■ Problem description
Pick out the lines below that contain the string "this" and copy them all.

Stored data
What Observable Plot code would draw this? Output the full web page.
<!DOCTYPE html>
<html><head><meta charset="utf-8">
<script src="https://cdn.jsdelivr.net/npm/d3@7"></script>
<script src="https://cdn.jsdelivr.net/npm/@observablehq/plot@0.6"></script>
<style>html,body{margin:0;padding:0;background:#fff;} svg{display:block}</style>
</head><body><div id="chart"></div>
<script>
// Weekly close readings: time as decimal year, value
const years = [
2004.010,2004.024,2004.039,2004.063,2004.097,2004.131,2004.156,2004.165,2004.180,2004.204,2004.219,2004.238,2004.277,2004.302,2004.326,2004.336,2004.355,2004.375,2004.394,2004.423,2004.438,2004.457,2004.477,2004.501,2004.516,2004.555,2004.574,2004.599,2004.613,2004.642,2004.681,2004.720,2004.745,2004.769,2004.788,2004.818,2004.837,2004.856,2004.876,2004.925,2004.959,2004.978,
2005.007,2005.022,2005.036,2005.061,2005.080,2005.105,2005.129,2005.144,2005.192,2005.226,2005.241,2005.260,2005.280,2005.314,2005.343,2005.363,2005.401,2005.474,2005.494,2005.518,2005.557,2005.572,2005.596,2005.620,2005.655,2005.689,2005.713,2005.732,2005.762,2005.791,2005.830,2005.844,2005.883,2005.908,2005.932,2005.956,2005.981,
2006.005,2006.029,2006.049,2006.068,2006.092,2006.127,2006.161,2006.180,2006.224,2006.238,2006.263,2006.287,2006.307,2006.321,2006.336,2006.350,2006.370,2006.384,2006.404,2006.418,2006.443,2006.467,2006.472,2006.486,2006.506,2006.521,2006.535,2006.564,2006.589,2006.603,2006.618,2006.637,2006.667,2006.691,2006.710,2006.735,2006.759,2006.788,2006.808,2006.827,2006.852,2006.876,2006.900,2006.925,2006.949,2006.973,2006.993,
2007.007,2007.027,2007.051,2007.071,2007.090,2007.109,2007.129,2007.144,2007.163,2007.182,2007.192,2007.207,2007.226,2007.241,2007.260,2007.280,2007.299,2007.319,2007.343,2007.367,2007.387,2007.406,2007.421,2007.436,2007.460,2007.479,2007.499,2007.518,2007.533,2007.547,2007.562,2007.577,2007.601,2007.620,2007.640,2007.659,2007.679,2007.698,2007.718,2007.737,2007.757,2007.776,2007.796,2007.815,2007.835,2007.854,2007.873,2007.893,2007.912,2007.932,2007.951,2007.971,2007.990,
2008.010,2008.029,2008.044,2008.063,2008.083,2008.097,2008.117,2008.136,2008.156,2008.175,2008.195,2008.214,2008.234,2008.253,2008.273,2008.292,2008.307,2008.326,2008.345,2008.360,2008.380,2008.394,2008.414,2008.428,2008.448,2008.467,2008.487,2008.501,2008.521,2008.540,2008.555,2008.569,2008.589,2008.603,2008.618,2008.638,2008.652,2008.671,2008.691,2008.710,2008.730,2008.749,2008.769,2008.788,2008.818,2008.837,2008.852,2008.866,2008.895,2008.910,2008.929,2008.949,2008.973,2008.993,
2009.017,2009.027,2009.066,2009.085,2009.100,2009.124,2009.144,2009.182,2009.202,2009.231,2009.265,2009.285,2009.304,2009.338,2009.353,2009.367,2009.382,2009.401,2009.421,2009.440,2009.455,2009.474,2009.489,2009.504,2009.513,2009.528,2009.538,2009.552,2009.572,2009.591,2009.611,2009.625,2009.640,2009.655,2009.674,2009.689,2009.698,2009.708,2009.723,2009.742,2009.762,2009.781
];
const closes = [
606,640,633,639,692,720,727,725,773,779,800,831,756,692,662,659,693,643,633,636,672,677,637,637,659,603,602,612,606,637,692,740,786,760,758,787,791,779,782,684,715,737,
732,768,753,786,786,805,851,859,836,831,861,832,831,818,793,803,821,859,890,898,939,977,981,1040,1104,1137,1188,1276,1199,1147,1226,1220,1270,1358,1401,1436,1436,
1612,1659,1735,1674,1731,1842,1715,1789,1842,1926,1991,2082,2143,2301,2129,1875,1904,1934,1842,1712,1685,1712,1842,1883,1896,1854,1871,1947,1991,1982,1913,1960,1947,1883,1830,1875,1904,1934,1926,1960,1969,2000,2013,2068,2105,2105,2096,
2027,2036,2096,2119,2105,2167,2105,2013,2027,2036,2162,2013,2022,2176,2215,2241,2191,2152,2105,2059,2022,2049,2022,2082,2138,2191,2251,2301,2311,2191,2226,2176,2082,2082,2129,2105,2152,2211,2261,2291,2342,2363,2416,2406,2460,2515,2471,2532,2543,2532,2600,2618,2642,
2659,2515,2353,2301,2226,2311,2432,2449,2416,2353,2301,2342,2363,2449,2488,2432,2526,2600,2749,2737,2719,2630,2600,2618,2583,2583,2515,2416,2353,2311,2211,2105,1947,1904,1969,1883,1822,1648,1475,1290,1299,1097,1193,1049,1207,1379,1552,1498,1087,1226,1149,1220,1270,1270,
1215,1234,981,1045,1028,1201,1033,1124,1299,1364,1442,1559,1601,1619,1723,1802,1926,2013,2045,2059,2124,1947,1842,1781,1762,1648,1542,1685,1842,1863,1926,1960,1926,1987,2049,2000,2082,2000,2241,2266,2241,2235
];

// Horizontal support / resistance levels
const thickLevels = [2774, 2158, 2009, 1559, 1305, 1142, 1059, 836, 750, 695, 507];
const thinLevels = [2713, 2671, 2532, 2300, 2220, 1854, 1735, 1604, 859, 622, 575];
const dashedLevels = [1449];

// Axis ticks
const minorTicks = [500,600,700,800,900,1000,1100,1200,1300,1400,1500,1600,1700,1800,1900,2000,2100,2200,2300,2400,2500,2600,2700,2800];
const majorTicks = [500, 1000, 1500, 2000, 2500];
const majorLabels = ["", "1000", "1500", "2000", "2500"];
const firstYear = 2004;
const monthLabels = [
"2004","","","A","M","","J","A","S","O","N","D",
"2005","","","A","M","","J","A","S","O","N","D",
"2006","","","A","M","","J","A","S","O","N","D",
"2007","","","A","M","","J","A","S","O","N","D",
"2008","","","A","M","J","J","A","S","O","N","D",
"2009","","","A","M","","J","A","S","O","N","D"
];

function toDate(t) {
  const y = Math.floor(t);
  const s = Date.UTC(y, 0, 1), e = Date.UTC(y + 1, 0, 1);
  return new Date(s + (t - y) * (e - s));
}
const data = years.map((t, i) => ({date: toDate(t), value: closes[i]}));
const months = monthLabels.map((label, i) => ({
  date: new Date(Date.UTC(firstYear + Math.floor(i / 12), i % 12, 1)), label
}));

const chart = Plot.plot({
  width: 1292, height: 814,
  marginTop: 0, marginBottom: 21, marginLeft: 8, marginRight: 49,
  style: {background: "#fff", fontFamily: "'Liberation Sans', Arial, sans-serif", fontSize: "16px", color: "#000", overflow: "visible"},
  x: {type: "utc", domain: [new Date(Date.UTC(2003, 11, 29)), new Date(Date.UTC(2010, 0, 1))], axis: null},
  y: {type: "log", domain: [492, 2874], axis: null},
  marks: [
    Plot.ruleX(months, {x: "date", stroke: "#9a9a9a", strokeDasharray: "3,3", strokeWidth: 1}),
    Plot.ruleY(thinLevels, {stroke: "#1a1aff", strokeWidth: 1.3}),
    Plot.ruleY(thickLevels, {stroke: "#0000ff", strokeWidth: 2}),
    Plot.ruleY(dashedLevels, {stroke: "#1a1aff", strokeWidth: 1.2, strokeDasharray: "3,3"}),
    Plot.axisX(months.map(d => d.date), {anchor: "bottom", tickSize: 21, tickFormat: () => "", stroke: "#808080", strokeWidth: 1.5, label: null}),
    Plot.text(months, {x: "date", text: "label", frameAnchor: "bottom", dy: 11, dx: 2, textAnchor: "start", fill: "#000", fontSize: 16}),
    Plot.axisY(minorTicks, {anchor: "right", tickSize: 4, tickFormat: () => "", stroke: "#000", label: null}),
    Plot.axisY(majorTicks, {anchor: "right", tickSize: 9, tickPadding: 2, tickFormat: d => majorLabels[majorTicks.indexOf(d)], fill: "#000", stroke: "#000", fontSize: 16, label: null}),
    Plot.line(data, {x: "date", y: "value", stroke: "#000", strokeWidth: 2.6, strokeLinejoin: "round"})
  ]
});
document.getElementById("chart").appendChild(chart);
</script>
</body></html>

---

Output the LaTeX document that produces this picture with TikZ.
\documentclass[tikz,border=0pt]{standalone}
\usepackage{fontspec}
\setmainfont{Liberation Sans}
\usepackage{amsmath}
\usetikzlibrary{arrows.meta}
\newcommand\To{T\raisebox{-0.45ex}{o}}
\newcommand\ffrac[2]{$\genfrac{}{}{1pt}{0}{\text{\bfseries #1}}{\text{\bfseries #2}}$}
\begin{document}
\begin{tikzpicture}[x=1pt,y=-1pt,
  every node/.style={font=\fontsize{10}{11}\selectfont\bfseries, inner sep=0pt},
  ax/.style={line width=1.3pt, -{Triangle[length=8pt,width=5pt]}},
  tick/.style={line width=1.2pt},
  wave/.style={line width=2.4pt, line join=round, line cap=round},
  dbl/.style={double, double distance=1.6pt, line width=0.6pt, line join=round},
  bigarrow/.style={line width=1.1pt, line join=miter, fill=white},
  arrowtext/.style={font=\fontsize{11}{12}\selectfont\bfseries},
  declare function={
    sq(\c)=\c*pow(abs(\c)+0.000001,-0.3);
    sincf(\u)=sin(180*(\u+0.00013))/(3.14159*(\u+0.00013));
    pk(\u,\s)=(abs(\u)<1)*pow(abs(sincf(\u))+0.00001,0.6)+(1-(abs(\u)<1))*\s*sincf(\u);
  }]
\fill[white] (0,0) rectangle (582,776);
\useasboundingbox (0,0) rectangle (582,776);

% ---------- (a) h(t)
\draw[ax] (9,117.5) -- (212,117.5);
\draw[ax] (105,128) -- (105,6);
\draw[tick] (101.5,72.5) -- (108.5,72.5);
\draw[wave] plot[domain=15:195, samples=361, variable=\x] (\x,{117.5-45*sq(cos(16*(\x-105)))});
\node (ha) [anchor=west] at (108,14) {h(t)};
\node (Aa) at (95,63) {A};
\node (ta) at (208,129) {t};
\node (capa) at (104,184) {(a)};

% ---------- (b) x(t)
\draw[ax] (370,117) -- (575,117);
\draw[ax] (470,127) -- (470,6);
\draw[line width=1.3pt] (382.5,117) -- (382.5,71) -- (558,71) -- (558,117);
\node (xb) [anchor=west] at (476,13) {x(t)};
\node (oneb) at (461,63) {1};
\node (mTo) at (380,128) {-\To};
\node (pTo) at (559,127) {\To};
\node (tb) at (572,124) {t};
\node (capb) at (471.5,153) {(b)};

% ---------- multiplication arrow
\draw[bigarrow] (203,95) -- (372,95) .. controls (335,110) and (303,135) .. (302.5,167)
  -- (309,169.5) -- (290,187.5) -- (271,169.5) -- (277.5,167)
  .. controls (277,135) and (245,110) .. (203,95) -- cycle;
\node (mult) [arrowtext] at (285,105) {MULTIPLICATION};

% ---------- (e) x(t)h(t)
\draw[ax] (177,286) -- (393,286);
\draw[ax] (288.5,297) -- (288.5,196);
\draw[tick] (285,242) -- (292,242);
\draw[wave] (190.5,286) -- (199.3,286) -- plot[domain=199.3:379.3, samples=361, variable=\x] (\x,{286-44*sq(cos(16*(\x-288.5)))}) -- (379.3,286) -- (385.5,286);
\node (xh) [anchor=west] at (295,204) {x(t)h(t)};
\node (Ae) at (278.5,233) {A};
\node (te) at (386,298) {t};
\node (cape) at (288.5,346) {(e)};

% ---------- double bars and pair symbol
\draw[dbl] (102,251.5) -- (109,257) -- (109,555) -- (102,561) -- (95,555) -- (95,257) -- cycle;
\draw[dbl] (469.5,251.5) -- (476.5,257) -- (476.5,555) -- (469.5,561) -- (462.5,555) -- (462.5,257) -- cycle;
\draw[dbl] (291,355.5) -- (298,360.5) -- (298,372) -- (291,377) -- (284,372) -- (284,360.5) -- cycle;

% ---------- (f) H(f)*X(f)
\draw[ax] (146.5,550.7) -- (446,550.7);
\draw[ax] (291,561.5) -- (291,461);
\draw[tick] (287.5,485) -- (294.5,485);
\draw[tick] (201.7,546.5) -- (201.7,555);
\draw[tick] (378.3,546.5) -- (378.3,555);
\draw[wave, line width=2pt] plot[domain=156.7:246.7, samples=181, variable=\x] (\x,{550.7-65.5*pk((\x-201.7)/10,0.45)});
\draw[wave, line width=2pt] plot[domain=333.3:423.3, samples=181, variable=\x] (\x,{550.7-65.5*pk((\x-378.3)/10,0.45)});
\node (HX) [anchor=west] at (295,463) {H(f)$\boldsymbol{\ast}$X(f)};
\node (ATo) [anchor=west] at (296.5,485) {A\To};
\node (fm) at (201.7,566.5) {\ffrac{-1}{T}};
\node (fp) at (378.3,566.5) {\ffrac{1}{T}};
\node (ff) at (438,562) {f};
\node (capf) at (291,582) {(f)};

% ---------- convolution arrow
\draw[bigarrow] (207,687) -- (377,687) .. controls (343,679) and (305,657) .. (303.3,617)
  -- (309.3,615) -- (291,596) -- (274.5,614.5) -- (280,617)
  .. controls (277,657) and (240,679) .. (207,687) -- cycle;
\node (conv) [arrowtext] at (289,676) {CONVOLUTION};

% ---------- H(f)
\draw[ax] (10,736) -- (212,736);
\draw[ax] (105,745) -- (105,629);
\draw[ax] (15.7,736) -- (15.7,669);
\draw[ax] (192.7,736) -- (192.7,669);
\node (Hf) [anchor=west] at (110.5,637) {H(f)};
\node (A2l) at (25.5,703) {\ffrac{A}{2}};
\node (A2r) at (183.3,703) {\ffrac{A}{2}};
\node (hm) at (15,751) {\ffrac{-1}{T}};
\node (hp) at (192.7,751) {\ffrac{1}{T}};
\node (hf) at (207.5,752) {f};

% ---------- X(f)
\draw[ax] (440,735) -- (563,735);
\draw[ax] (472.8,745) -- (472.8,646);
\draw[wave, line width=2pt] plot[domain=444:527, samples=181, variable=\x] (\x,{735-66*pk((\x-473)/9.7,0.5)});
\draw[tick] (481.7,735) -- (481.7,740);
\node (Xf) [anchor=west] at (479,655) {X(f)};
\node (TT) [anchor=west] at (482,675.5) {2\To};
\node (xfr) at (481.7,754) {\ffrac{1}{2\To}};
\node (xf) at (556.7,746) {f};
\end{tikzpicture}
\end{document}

■ Written answer
What Observable Plot code would draw this? Output the full web page.
Output the LaTeX document that produces this picture with TikZ.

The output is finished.